**Problem requirements:** Reproduce the records. Keep every word exact and include no images.

____

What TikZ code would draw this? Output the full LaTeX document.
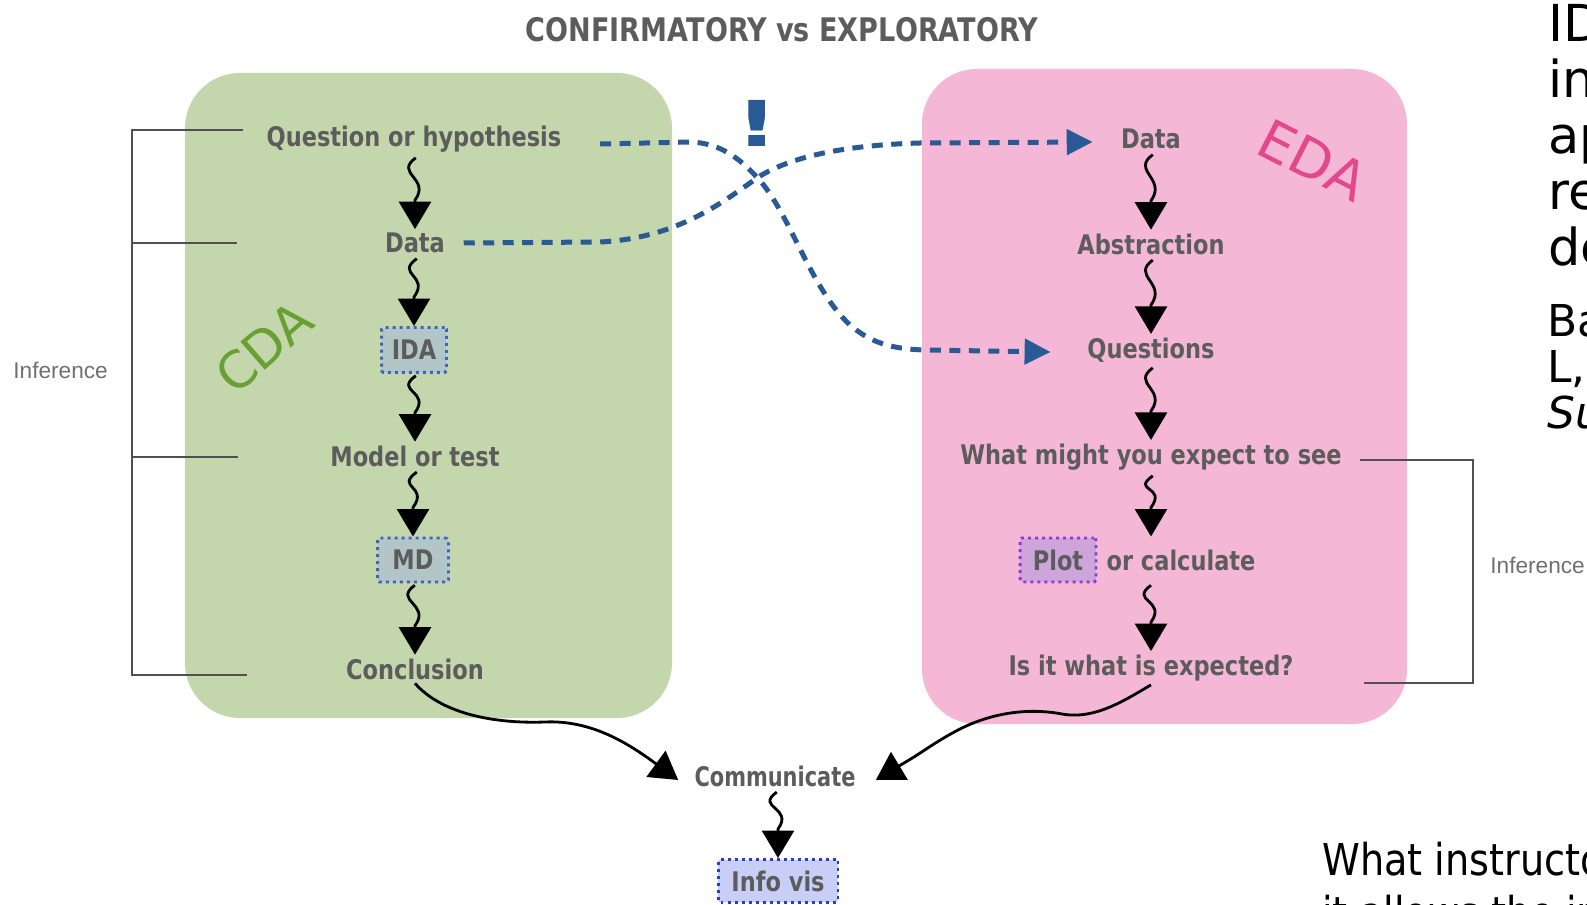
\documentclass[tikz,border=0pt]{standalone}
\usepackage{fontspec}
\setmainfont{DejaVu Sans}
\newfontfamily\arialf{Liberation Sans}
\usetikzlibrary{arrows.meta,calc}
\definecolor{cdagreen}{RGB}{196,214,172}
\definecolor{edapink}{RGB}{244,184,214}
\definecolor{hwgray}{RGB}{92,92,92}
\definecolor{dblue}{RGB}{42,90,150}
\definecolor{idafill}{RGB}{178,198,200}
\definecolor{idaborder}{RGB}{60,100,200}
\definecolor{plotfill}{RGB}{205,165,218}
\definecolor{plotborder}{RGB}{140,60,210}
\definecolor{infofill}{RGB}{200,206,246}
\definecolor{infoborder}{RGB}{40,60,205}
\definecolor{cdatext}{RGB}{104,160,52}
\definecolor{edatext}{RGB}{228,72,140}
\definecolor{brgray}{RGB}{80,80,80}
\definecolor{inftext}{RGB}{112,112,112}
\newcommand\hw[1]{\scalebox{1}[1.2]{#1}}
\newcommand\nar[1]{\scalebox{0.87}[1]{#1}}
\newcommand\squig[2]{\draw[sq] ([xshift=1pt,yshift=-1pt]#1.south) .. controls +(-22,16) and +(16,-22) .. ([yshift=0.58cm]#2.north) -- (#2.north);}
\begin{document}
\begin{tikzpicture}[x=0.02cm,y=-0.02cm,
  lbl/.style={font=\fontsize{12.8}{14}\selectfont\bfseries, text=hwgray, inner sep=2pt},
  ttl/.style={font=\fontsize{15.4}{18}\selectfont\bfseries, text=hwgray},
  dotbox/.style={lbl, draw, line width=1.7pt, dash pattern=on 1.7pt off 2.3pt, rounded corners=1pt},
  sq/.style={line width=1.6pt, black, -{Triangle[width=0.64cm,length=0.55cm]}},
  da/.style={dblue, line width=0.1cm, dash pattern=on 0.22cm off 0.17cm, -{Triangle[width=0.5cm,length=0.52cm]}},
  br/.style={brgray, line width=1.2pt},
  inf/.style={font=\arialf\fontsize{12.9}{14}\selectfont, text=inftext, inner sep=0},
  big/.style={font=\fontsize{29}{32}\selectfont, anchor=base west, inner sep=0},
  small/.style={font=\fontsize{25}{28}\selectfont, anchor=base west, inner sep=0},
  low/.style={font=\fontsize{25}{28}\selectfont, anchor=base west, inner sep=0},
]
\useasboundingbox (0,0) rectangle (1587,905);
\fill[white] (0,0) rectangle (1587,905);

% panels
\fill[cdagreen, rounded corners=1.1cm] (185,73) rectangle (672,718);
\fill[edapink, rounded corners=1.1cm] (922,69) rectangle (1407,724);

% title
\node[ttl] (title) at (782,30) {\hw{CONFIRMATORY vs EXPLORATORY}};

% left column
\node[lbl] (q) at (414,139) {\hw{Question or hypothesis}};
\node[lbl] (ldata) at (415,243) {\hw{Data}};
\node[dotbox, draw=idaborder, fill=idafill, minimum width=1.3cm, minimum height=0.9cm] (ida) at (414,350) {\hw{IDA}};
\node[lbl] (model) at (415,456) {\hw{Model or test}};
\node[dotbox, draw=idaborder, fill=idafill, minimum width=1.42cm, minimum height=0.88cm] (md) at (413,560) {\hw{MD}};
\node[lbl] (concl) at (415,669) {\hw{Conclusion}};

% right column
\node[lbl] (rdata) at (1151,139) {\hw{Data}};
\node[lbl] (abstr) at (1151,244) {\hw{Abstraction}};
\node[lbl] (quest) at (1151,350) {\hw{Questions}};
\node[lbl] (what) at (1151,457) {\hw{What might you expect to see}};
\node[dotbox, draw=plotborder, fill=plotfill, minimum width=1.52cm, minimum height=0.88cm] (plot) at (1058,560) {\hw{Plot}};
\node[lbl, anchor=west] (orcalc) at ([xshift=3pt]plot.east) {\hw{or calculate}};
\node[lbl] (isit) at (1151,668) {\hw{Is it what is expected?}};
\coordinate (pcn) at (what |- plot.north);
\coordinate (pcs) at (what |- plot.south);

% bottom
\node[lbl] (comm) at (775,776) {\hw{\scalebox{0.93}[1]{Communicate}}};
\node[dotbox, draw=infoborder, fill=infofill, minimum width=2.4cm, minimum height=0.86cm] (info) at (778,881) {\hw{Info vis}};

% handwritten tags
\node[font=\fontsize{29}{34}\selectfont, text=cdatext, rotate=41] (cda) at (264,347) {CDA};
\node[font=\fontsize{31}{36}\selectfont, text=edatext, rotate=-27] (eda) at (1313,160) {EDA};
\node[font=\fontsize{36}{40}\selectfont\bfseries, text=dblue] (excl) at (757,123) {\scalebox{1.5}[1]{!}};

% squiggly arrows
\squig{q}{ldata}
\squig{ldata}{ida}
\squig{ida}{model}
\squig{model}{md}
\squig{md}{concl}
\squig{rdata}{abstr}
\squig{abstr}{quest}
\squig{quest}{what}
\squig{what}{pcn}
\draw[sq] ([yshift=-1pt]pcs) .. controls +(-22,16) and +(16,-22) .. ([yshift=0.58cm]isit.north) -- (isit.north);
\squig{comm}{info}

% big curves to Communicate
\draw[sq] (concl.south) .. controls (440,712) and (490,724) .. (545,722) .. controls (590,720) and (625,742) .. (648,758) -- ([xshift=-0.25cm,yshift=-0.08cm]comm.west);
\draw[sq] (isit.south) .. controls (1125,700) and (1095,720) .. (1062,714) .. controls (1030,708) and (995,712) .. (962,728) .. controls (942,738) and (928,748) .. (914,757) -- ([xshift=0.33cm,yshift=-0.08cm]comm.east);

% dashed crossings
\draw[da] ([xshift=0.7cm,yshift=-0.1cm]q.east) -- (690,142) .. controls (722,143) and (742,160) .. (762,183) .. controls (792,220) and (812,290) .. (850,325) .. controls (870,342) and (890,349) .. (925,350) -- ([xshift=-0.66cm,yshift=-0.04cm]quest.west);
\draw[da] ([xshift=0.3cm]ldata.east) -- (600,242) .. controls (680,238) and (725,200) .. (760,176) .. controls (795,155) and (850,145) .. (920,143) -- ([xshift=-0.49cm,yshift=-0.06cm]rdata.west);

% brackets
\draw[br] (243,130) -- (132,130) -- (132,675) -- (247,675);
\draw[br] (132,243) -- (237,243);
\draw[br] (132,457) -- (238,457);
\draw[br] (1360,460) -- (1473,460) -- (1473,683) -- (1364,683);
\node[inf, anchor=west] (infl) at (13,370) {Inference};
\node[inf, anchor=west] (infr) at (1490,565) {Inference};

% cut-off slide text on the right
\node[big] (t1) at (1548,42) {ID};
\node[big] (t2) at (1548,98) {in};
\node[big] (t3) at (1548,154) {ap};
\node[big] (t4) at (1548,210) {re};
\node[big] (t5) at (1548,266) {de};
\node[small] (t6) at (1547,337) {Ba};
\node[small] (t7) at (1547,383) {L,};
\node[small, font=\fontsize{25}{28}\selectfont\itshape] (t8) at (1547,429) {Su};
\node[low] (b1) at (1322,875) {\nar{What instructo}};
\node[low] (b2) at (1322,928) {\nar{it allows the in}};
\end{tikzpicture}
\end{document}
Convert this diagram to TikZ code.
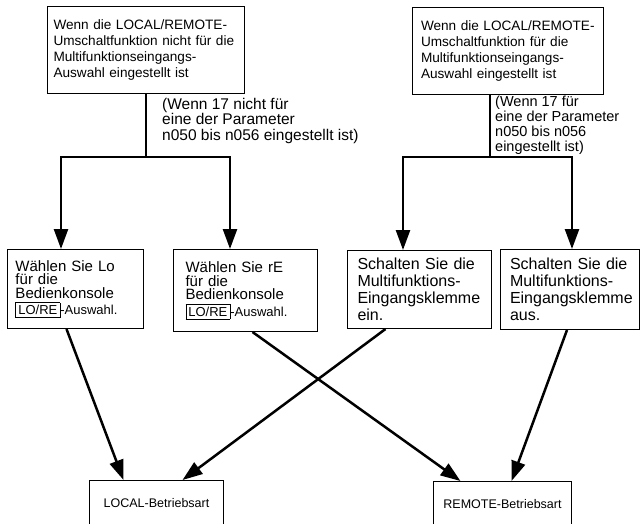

____

**Finished exercise:**
What TikZ code would draw this? Output the full LaTeX document.
\documentclass[tikz,border=0pt]{standalone}
\usepackage{fontspec}
\setmainfont{DejaVu Sans}
\newfontfamily\arialf{Liberation Sans}
\usetikzlibrary{arrows.meta,calc}
\definecolor{cdagreen}{RGB}{196,214,172}
\definecolor{edapink}{RGB}{244,184,214}
\definecolor{hwgray}{RGB}{92,92,92}
\definecolor{dblue}{RGB}{42,90,150}
\definecolor{idafill}{RGB}{178,198,200}
\definecolor{idaborder}{RGB}{60,100,200}
\definecolor{plotfill}{RGB}{205,165,218}
\definecolor{plotborder}{RGB}{140,60,210}
\definecolor{infofill}{RGB}{200,206,246}
\definecolor{infoborder}{RGB}{40,60,205}
\definecolor{cdatext}{RGB}{104,160,52}
\definecolor{edatext}{RGB}{228,72,140}
\definecolor{brgray}{RGB}{80,80,80}
\definecolor{inftext}{RGB}{112,112,112}
\newcommand\hw[1]{\scalebox{1}[1.2]{#1}}
\newcommand\nar[1]{\scalebox{0.87}[1]{#1}}
\newcommand\squig[2]{\draw[sq] ([xshift=1pt,yshift=-1pt]#1.south) .. controls +(-22,16) and +(16,-22) .. ([yshift=0.58cm]#2.north) -- (#2.north);}
\begin{document}
\begin{tikzpicture}[x=0.02cm,y=-0.02cm,
  lbl/.style={font=\fontsize{12.8}{14}\selectfont\bfseries, text=hwgray, inner sep=2pt},
  ttl/.style={font=\fontsize{15.4}{18}\selectfont\bfseries, text=hwgray},
  dotbox/.style={lbl, draw, line width=1.7pt, dash pattern=on 1.7pt off 2.3pt, rounded corners=1pt},
  sq/.style={line width=1.6pt, black, -{Triangle[width=0.64cm,length=0.55cm]}},
  da/.style={dblue, line width=0.1cm, dash pattern=on 0.22cm off 0.17cm, -{Triangle[width=0.5cm,length=0.52cm]}},
  br/.style={brgray, line width=1.2pt},
  inf/.style={font=\arialf\fontsize{12.9}{14}\selectfont, text=inftext, inner sep=0},
  big/.style={font=\fontsize{29}{32}\selectfont, anchor=base west, inner sep=0},
  small/.style={font=\fontsize{25}{28}\selectfont, anchor=base west, inner sep=0},
  low/.style={font=\fontsize{25}{28}\selectfont, anchor=base west, inner sep=0},
]
\useasboundingbox (0,0) rectangle (1587,905);
\fill[white] (0,0) rectangle (1587,905);

% panels
\fill[cdagreen, rounded corners=1.1cm] (185,73) rectangle (672,718);
\fill[edapink, rounded corners=1.1cm] (922,69) rectangle (1407,724);

% title
\node[ttl] (title) at (782,30) {\hw{CONFIRMATORY vs EXPLORATORY}};

% left column
\node[lbl] (q) at (414,139) {\hw{Question or hypothesis}};
\node[lbl] (ldata) at (415,243) {\hw{Data}};
\node[dotbox, draw=idaborder, fill=idafill, minimum width=1.3cm, minimum height=0.9cm] (ida) at (414,350) {\hw{IDA}};
\node[lbl] (model) at (415,456) {\hw{Model or test}};
\node[dotbox, draw=idaborder, fill=idafill, minimum width=1.42cm, minimum height=0.88cm] (md) at (413,560) {\hw{MD}};
\node[lbl] (concl) at (415,669) {\hw{Conclusion}};

% right column
\node[lbl] (rdata) at (1151,139) {\hw{Data}};
\node[lbl] (abstr) at (1151,244) {\hw{Abstraction}};
\node[lbl] (quest) at (1151,350) {\hw{Questions}};
\node[lbl] (what) at (1151,457) {\hw{What might you expect to see}};
\node[dotbox, draw=plotborder, fill=plotfill, minimum width=1.52cm, minimum height=0.88cm] (plot) at (1058,560) {\hw{Plot}};
\node[lbl, anchor=west] (orcalc) at ([xshift=3pt]plot.east) {\hw{or calculate}};
\node[lbl] (isit) at (1151,668) {\hw{Is it what is expected?}};
\coordinate (pcn) at (what |- plot.north);
\coordinate (pcs) at (what |- plot.south);

% bottom
\node[lbl] (comm) at (775,776) {\hw{\scalebox{0.93}[1]{Communicate}}};
\node[dotbox, draw=infoborder, fill=infofill, minimum width=2.4cm, minimum height=0.86cm] (info) at (778,881) {\hw{Info vis}};

% handwritten tags
\node[font=\fontsize{29}{34}\selectfont, text=cdatext, rotate=41] (cda) at (264,347) {CDA};
\node[font=\fontsize{31}{36}\selectfont, text=edatext, rotate=-27] (eda) at (1313,160) {EDA};
\node[font=\fontsize{36}{40}\selectfont\bfseries, text=dblue] (excl) at (757,123) {\scalebox{1.5}[1]{!}};

% squiggly arrows
\squig{q}{ldata}
\squig{ldata}{ida}
\squig{ida}{model}
\squig{model}{md}
\squig{md}{concl}
\squig{rdata}{abstr}
\squig{abstr}{quest}
\squig{quest}{what}
\squig{what}{pcn}
\draw[sq] ([yshift=-1pt]pcs) .. controls +(-22,16) and +(16,-22) .. ([yshift=0.58cm]isit.north) -- (isit.north);
\squig{comm}{info}

% big curves to Communicate
\draw[sq] (concl.south) .. controls (440,712) and (490,724) .. (545,722) .. controls (590,720) and (625,742) .. (648,758) -- ([xshift=-0.25cm,yshift=-0.08cm]comm.west);
\draw[sq] (isit.south) .. controls (1125,700) and (1095,720) .. (1062,714) .. controls (1030,708) and (995,712) .. (962,728) .. controls (942,738) and (928,748) .. (914,757) -- ([xshift=0.33cm,yshift=-0.08cm]comm.east);

% dashed crossings
\draw[da] ([xshift=0.7cm,yshift=-0.1cm]q.east) -- (690,142) .. controls (722,143) and (742,160) .. (762,183) .. controls (792,220) and (812,290) .. (850,325) .. controls (870,342) and (890,349) .. (925,350) -- ([xshift=-0.66cm,yshift=-0.04cm]quest.west);
\draw[da] ([xshift=0.3cm]ldata.east) -- (600,242) .. controls (680,238) and (725,200) .. (760,176) .. controls (795,155) and (850,145) .. (920,143) -- ([xshift=-0.49cm,yshift=-0.06cm]rdata.west);

% brackets
\draw[br] (243,130) -- (132,130) -- (132,675) -- (247,675);
\draw[br] (132,243) -- (237,243);
\draw[br] (132,457) -- (238,457);
\draw[br] (1360,460) -- (1473,460) -- (1473,683) -- (1364,683);
\node[inf, anchor=west] (infl) at (13,370) {Inference};
\node[inf, anchor=west] (infr) at (1490,565) {Inference};

% cut-off slide text on the right
\node[big] (t1) at (1548,42) {ID};
\node[big] (t2) at (1548,98) {in};
\node[big] (t3) at (1548,154) {ap};
\node[big] (t4) at (1548,210) {re};
\node[big] (t5) at (1548,266) {de};
\node[small] (t6) at (1547,337) {Ba};
\node[small] (t7) at (1547,383) {L,};
\node[small, font=\fontsize{25}{28}\selectfont\itshape] (t8) at (1547,429) {Su};
\node[low] (b1) at (1322,875) {\nar{What instructo}};
\node[low] (b2) at (1322,928) {\nar{it allows the in}};
\end{tikzpicture}
\end{document}
Convert this diagram to TikZ code.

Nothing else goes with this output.